To examine the effect of MIH silencing on molting, 20 individuals at the intermolt stage (C) were divided into two groups. Each individual in the experimental group was injected with 4 μg MIH1036-6 dsRNA, and each individual in the control group was injected with 4 μg EGFP dsRNA. The tails of all the individuals in different groups were dissected for observation of the molting stage under a microscope at 48 h after dsRNA injection. To test the effect of low cholesterol level on molting, 20 individuals at the early premolt stage (D0–D2) were divided into two groups. Each individual in the experimental group was injected with 5 μg atorvastatin calcium (Lipitor) predissolved in 20 μl PBS (with 2.50% DMSO), and each shrimp in the control group was injected with 20 μl PBS (with 2.50% DMSO). The uropods of all the individuals in the two groups were dissected for observation of the molting stage under a microscope at 48 h after injection.
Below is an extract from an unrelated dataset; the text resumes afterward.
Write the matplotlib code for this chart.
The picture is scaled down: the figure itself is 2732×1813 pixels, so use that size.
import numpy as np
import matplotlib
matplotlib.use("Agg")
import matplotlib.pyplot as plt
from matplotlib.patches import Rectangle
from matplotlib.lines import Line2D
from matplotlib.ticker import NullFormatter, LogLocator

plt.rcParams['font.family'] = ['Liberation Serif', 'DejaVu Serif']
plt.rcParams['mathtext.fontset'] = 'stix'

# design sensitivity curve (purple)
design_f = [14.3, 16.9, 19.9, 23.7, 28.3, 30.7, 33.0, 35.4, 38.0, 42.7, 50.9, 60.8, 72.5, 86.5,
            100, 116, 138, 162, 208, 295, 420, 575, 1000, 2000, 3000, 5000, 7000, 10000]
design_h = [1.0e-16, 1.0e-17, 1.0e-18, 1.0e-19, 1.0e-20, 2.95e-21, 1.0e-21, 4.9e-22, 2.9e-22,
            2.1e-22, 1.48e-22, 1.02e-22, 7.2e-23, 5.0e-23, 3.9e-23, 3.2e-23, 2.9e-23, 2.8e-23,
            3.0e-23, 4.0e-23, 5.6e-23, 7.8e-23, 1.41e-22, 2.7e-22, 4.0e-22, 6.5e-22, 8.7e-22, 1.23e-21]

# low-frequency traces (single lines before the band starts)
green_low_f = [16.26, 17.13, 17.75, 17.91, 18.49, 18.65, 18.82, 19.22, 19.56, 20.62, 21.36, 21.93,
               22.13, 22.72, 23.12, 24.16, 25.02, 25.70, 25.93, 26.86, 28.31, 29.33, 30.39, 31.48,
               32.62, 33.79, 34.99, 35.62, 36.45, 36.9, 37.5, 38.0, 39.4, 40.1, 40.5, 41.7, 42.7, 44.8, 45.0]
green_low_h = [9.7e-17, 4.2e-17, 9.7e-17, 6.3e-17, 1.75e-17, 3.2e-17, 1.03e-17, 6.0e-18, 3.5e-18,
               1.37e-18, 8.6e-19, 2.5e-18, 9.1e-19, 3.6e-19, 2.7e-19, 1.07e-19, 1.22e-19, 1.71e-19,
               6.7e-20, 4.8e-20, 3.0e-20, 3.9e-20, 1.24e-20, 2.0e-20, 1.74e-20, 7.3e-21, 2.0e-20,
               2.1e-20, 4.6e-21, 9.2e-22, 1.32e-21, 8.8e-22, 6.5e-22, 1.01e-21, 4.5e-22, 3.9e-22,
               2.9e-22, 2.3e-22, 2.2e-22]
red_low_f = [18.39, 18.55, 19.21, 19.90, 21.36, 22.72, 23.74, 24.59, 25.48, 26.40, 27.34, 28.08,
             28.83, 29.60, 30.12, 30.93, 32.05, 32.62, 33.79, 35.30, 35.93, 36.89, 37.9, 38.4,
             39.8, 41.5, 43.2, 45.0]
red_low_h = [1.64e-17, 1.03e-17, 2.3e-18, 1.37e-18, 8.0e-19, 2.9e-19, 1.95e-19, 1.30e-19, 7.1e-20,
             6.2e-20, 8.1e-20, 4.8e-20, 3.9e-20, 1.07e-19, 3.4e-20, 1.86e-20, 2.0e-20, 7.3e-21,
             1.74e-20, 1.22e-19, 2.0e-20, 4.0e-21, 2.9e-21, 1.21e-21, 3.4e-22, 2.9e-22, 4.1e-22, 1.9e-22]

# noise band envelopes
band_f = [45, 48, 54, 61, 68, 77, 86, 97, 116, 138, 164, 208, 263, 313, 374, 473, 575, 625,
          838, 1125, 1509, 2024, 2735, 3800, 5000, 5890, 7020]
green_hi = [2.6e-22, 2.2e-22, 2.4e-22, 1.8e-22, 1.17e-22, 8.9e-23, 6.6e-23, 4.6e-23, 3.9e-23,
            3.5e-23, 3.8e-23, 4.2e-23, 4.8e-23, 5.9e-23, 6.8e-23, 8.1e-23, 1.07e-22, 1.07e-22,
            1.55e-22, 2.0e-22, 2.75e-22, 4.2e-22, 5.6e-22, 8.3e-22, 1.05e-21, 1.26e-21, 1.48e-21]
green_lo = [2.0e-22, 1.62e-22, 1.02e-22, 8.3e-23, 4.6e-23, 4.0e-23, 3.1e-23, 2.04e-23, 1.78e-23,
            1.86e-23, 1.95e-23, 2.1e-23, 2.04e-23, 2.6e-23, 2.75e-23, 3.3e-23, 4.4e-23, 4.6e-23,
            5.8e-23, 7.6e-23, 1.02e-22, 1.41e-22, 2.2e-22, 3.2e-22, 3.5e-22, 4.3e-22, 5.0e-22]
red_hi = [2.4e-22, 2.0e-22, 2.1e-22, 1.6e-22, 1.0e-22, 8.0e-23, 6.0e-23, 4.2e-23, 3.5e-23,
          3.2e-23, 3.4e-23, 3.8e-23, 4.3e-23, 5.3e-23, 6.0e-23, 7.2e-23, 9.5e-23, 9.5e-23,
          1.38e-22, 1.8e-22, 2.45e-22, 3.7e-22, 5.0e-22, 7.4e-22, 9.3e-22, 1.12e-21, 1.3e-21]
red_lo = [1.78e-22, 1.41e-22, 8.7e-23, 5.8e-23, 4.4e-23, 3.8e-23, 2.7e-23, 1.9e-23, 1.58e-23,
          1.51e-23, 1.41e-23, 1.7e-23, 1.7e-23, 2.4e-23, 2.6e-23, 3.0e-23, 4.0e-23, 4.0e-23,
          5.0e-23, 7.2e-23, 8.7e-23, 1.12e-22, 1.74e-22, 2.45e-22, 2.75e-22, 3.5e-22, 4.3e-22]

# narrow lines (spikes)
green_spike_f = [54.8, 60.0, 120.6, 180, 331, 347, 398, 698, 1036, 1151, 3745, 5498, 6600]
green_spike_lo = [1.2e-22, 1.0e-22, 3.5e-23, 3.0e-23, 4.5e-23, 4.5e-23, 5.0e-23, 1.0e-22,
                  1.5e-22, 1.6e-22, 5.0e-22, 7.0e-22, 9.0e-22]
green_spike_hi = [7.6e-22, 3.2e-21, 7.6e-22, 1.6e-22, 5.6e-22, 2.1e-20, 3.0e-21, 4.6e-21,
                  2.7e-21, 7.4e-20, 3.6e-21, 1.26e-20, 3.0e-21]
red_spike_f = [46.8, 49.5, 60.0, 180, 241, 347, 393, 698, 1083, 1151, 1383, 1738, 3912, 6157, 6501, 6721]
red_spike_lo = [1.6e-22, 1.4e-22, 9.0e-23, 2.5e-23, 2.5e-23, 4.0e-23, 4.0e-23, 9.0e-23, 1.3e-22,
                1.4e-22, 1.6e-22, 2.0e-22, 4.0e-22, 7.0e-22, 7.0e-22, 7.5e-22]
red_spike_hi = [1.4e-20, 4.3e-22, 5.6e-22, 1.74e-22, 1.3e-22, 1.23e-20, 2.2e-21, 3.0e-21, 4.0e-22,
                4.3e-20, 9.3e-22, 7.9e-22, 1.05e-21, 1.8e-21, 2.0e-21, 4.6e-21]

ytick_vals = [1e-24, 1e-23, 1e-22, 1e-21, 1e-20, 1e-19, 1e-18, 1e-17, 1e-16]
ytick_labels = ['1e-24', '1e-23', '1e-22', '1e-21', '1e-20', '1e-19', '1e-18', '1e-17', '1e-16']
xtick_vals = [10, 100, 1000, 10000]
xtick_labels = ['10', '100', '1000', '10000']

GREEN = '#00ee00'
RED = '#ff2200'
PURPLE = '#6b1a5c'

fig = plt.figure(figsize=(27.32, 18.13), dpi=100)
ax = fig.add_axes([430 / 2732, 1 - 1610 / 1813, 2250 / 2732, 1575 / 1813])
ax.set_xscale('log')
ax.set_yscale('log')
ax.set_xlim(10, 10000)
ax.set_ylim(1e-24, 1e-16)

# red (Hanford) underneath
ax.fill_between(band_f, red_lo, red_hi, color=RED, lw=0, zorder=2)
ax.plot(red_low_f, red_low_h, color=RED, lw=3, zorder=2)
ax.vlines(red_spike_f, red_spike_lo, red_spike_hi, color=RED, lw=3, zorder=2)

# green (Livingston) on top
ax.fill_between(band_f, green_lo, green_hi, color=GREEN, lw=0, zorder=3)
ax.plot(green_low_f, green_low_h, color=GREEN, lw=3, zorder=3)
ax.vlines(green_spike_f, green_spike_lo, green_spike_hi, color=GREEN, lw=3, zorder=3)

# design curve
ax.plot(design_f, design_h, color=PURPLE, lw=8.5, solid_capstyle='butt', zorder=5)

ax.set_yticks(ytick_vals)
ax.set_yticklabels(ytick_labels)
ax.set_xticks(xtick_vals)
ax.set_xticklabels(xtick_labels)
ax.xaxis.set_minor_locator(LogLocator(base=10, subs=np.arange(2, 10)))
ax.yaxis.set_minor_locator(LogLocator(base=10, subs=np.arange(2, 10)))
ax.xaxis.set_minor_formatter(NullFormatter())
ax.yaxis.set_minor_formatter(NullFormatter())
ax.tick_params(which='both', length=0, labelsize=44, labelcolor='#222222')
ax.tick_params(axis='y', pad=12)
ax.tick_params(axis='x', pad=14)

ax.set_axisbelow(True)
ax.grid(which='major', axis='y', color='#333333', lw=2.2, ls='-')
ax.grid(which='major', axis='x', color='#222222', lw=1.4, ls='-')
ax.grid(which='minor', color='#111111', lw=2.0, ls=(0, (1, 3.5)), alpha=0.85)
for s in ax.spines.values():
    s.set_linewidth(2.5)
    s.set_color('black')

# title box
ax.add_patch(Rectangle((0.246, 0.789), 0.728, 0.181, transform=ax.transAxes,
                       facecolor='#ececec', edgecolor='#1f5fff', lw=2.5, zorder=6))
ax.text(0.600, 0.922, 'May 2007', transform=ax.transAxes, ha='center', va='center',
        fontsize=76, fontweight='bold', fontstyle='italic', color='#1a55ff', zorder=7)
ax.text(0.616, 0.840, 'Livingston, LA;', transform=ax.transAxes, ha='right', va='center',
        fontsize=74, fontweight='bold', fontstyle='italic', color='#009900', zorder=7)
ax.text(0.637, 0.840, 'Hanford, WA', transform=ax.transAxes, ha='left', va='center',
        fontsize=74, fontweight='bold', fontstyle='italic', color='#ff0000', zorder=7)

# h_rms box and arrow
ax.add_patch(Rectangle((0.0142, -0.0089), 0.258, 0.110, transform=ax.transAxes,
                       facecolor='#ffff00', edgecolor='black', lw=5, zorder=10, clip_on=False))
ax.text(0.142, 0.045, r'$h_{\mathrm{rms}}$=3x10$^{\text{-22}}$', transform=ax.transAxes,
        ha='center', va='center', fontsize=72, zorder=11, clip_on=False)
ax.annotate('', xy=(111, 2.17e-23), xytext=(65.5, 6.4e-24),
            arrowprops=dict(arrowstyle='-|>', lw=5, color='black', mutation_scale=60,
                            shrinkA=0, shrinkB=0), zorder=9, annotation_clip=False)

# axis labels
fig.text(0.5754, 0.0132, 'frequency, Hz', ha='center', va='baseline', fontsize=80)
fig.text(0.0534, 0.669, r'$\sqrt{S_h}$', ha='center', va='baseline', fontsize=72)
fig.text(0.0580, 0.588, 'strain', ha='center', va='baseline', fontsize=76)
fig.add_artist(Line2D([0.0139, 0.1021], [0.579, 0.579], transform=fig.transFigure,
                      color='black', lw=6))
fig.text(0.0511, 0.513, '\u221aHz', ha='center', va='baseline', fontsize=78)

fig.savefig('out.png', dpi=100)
Resequencing and SNP identification

A total of 22 shrimp individuals were selected for genome resequencing. These included eight wild individuals collected from Baja California Sur, Mexico, six cultured individuals selected for four generations in Ecuador, and eight individuals from four commercial breeding lines in China, the USA and Thailand (Supplementary Table 20), which had all been subjected to selective breeding for over 20 generations. The raw reads were mapped to the reference genome using BWA v0.7.12 70. The PCR duplicates of each of the samples were removed with Picard Mark Duplicates. Reads around INDELs from the BWA alignment were realigned using the IndelRealiger option in the Genome Analysis Toolkit (GATK). The HaplotypeCaller of the Genome Analysis Toolkit GATK was used to construct the general variant calling file (gVCF) for every individual. The individual gVCF files were combined by GenotypeGVCFs function to form a single variant calling file, which includes all the sites. A strict filtering of the SNP calls was carried out using the guidelines given by the Broad Institute using the options: “FS > 60.0 || MQ < 40.0 || QD < 2.0 || SOR > 3.0”. SNPs with minor allele frequency (MAFs) less than 5% were discarded. The missing rate of a genotype for population was 10%. Variants were annotated with the SNPeff annotation program to identify the synonymous and nonsynonymous mutations.

Identification of candidate genes under breeding selection

A phylogenetic tree of the 22 individuals was constructed using filtered SNP by the SNPhylo software (parameters: -l 0.6, -m 0.05). To identify the genomic regions significantly affected by artificial breeding, we calculated pairwise nucleotide diversity (πwild/πbreeding) and divergence index (FST) between the wild and cultured populations using a sliding-window approach (100 Kb windows with 20 Kb increments) using VCFtools (http://vcftools.sourceforge.net/). The genomic regions with top 1% of rank level values for empirical percentiles detected by both methods were identified as potential selective sweeps. GO and KEGG enrichment of genes from the selective sweeps were performed using KOBAS (http://kobas.cbi.pku.edu.cn/).

Code availability

The associated Perl and Python scripts can be viewed and downloaded free at the github repository: https://github.com/jianbone/L_vannamei_genome. The software used for data analyses include: Trimmomatic v.0.35, BluePippin v6.31, Jellyfish-0.3, wtdbg-1.2.8, SMRT Analysis v2.3.0, BWA v0.7.12, SSPACE 3.0, Bowtie 2.3.4.3, CEGMA v3, RepeatModeler Open-1.0, RepeatMasker 4.0.5, Trinity v2.6.5, TopHat v1.2.1, Cufflinks v2.2.1, Exonerate v2.2.0, Augustus v2.5.5, Tophat v2.1.1, EvidenceModeler (EVM) r03062010, InterProScan 5, HMMER-3.0a1, miRDeep2, OrthoMCL v1.4, RAxML Workbench 1.0, MUSCLE 3.8.31, PAML v4.48a, MEGA7, Genome Analysis Toolkit (GATK) 3.6, SNPeff LGPLv3,VCFtools 1.0.0.0, KOBAS 3.0.